Nos últimos tempos, temos sido brindados com vários planos para diferentes sectores da actividade económica, com metas ambiciosas, que tardam a concretizar-se. Esta aposta é sustentável?
Mais do que planos, deveríamos começar com uma base. E a base seria por que falharam os anteriores programas. Acho que os novos planos fariam muito mais sentido se surgissem da lição que extraíssemos dos anteriores programas. Uma política pública nunca devia ser encerrada sem ter passado por uma avaliação criteriosa, independente, que nos permitisse tirar lições. Se fomos eficazes, eficientes, se surtiu algum impacto, foi sustentável, para podermos alimentar os próximos ciclos.

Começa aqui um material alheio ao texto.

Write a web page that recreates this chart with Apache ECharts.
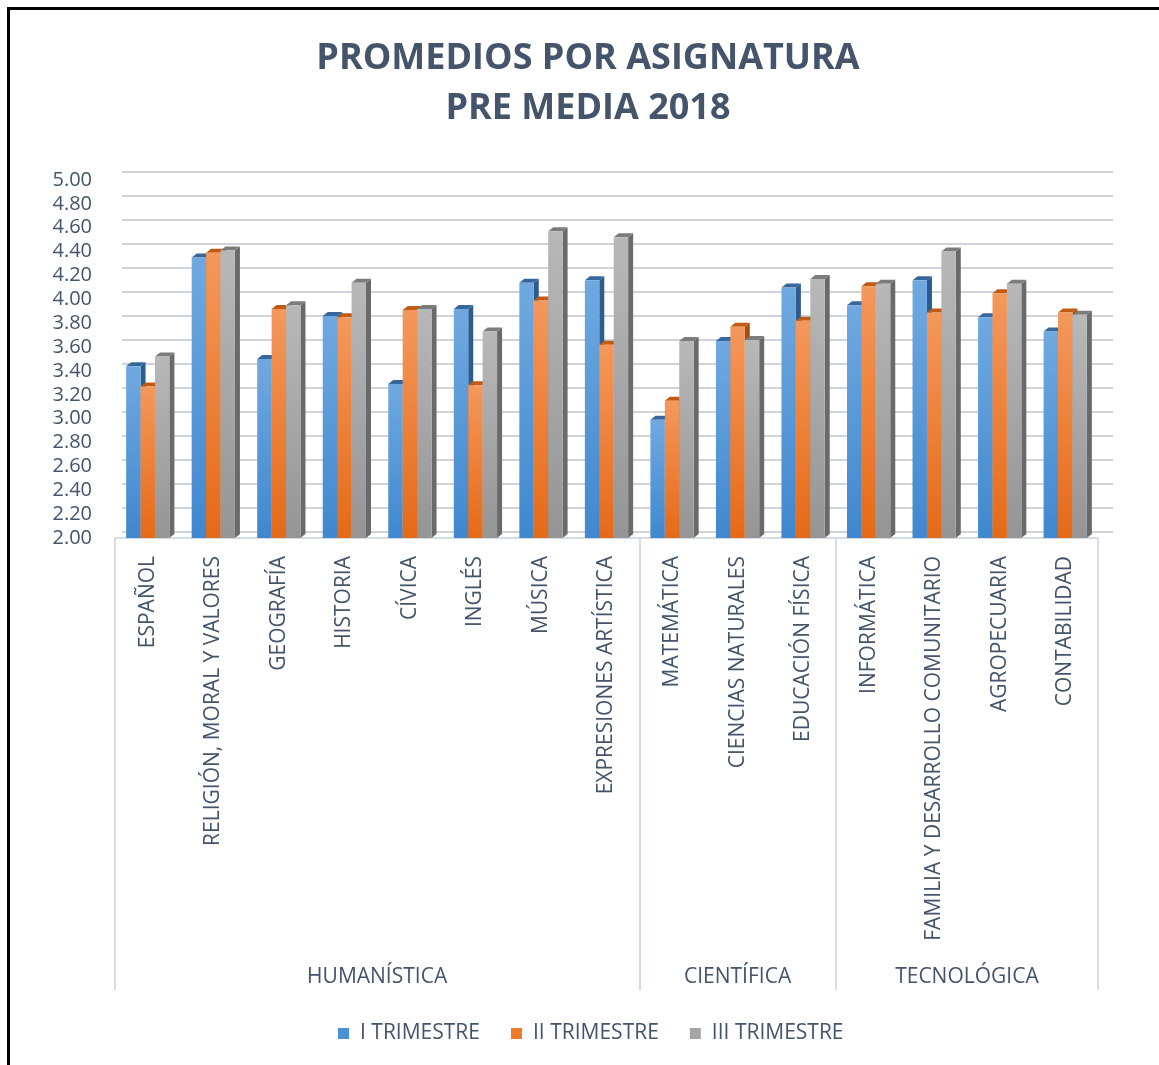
<!DOCTYPE html>
<html>
<head>
<meta charset="utf-8">
<script src="https://cdn.jsdelivr.net/npm/echarts@6/dist/echarts.min.js"></script>
<style>
  html, body { margin: 0; padding: 0; background: #fff; }
  #chart1 { width: 1159px; height: 1065px; }
  #frame {
    position: absolute; left: 7px; top: 7px; right: 0; bottom: 0;
    border-left: 3px solid #000; border-top: 3px solid #000;
    pointer-events: none;
  }
</style>
</head>
<body>
<div id="chart1"></div>
<div id="frame"></div>
<script>
var categories = ['ESPAÑOL', 'RELIGIÓN, MORAL Y VALORES', 'GEOGRAFÍA', 'HISTORIA', 'CÍVICA', 'INGLÉS', 'MÚSICA',
  'EXPRESIONES ARTÍSTICA', 'MATEMÁTICA', 'CIENCIAS NATURALES', 'EDUCACIÓN FÍSICA', 'INFORMÁTICA',
  'FAMILIA Y DESARROLLO COMUNITARIO', 'AGROPECUARIA', 'CONTABILIDAD'];
var groups = ['HUMANÍSTICA', 'CIENTÍFICA', 'TECNOLÓGICA'];
var groupSizes = [8, 3, 4];
var seriesNames = ['I TRIMESTRE', 'II TRIMESTRE', 'III TRIMESTRE'];

var trim1 = [3.44, 4.35, 3.50, 3.86, 3.29, 3.92, 4.14, 4.16, 2.99, 3.65, 4.10, 3.95, 4.16, 3.85, 3.73];
var trim2 = [3.27, 4.39, 3.92, 3.85, 3.91, 3.28, 3.99, 3.62, 3.15, 3.77, 3.82, 4.11, 3.89, 4.05, 3.89];
var trim3 = [3.52, 4.41, 3.95, 4.14, 3.92, 3.73, 4.57, 4.52, 3.65, 3.66, 4.17, 4.13, 4.40, 4.13, 3.87];

var yMin = 2, yMax = 5, yStep = 0.2;

// group boundaries and centres on a 0..15 scale
var bounds = [0], centers = [];
groupSizes.forEach(function (n, k) {
  var start = bounds[k];
  bounds.push(start + n);
  centers.push(start + n / 2);
});

var textColor = '#44546A';
var font = 'Open Sans';

var palettes = [
  { light: '#70A9E0', dark: '#3F88CF', top: '#35679D', side: '#2D5C8F', legend: '#4A90D6' },
  { light: '#F4985C', dark: '#E56A17', top: '#C25A14', side: '#A94C0F', legend: '#EE7A2A' },
  { light: '#B8B8B8', dark: '#959595', top: '#7C7C7C', side: '#6A6A6A', legend: '#A5A5A5' }
];

function makeRender(s, pal) {
  return function (params, api) {
    var i = api.value(0), v = api.value(1);
    var top = api.coord([i, v]);
    var base = api.coord([i, yMin]);
    var bw = api.size([1, 0])[0] * 0.22;
    var x0 = top[0] + (s - 1.5) * bw, x1 = x0 + bw;
    var yT = top[1], yB = base[1];
    var dx = 5, dy = 4;
    return {
      type: 'group',
      children: [
        { type: 'polygon', shape: { points: [[x1, yT], [x1 + dx, yT - dy], [x1 + dx, yB - dy], [x1, yB]] },
          style: { fill: pal.side } },
        { type: 'polygon', shape: { points: [[x0, yT], [x0 + dx, yT - dy], [x1 + dx, yT - dy], [x1, yT]] },
          style: { fill: pal.top } },
        { type: 'rect', shape: { x: x0, y: yT, width: bw, height: yB - yT },
          style: { fill: new echarts.graphic.LinearGradient(0, 0, 0, 1, [
            { offset: 0, color: pal.light }, { offset: 1, color: pal.dark }]) } }
      ]
    };
  };
}

var chartDom = document.getElementById('chart1');
var myChart = echarts.init(chartDom);
var option;

option = {
  animation: false,
  title: {
    text: 'PROMEDIOS POR ASIGNATURA\nPRE MEDIA 2018',
    left: 583,
    textAlign: 'center',
    top: 29,
    textStyle: { fontFamily: font, fontSize: 36, fontWeight: 'bold', color: textColor, lineHeight: 50 }
  },
  legend: {
    top: 1018,
    left: 333,
    icon: 'rect',
    itemWidth: 11,
    itemHeight: 11,
    itemGap: 31,
    data: seriesNames,
    textStyle: { fontFamily: font, fontSize: 21, color: textColor, padding: [0, 0, 0, 6] }
  },
  grid: [
    { left: 115, right: 61, top: 180, height: 358 },
    { left: 122, right: 46, top: 172, height: 360 }
  ],
  xAxis: [
    {
      type: 'category', gridIndex: 0, data: categories,
      axisLine: { show: true, lineStyle: { color: '#D6DCE5', width: 2 } },
      axisTick: { show: false },
      axisLabel: { rotate: 90, margin: 18, interval: 0, fontFamily: font, fontSize: 21, color: textColor }
    },
    {
      type: 'value', gridIndex: 0, position: 'bottom', min: 0, max: bounds[bounds.length - 1],
      axisLine: { show: false },
      splitLine: { show: false },
      axisTick: { show: true, customValues: bounds, length: 452, lineStyle: { color: '#D6DCE5', width: 2 } },
      axisLabel: {
        customValues: centers, margin: 429, fontFamily: font, fontSize: 21, color: textColor,
        formatter: function (val) {
          var k = centers.indexOf(val);
          return k >= 0 ? groups[k] : '';
        }
      }
    },
    { type: 'category', gridIndex: 1, data: categories, show: false }
  ],
  yAxis: [
    {
      type: 'value', gridIndex: 0, min: yMin, max: yMax, interval: yStep,
      axisLine: { show: false }, axisTick: { show: false }, splitLine: { show: false },
      axisLabel: { margin: 23, fontFamily: font, fontSize: 20, color: textColor,
        formatter: function (v) { return v.toFixed(2); } }
    },
    {
      type: 'value', gridIndex: 1, min: yMin, max: yMax, interval: yStep,
      axisLine: { show: false }, axisTick: { show: false }, axisLabel: { show: false },
      splitLine: { lineStyle: { color: '#D0D4DA', width: 2 } }
    }
  ],
  series: [trim1, trim2, trim3].map(function (vals, s) {
    return {
      name: seriesNames[s],
      type: 'custom',
      xAxisIndex: 0,
      yAxisIndex: 0,
      clip: false,
      itemStyle: { color: palettes[s].legend },
      encode: { x: 0, y: 1 },
      renderItem: makeRender(s, palettes[s]),
      data: vals.map(function (v, i) { return [i, v]; })
    };
  })
};

option && myChart.setOption(option);
window.onresize = function() {
  myChart.resize();
};
</script>
</body>
</html>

É importante medir os resultados dos programas para se evitar futuros erros?
Claro. Mas, infelizmente, temos sido avessos à monitoria, à avaliação externa, independente, à auscultação. E isso tem contribuído para o fracasso de muitos programas que têm sido implementados. E agora, com estes planos, se não se mudar a metodologia, dificilmente os resultados serão diferentes.
Há quatros anos defendia que o combate à corrupção não fracassou, mas tinha de ser repensado. E hoje?
Não tenho problemas em reconhecer aspectos que funcionaram bem e aspectos que funcionaram mal. Por exemplo, do ponto de vista da relevância, foi positivo em 2017 o mais alto mandatário da Nação reconhecer que havia corrupção, nepotismo e isto era um grande entrave ao nosso desenvolvimento.
O facto de ter reconhecido, inclusive desencadeado uma acção, resolveu o fenómeno?
Não. Não fomos eficazes. Ou seja, o problema não ficou resolvido. Tentámos tornar o combate à corrupção um programa, uma iniciativa, do Presidente da República e não uma iniciativa do País. Pôs-se muito foco em que a corrupção iria ser resolvida pela mão pesada de uma pessoa e não pelo peso das instituições no seu conjunto. Agora podemos ver que a eficácia do combate à corrupção passa por construir instituições fortes, sólidas e credíveis, e acho que talvez não foi feito um grande investimento nesta questão.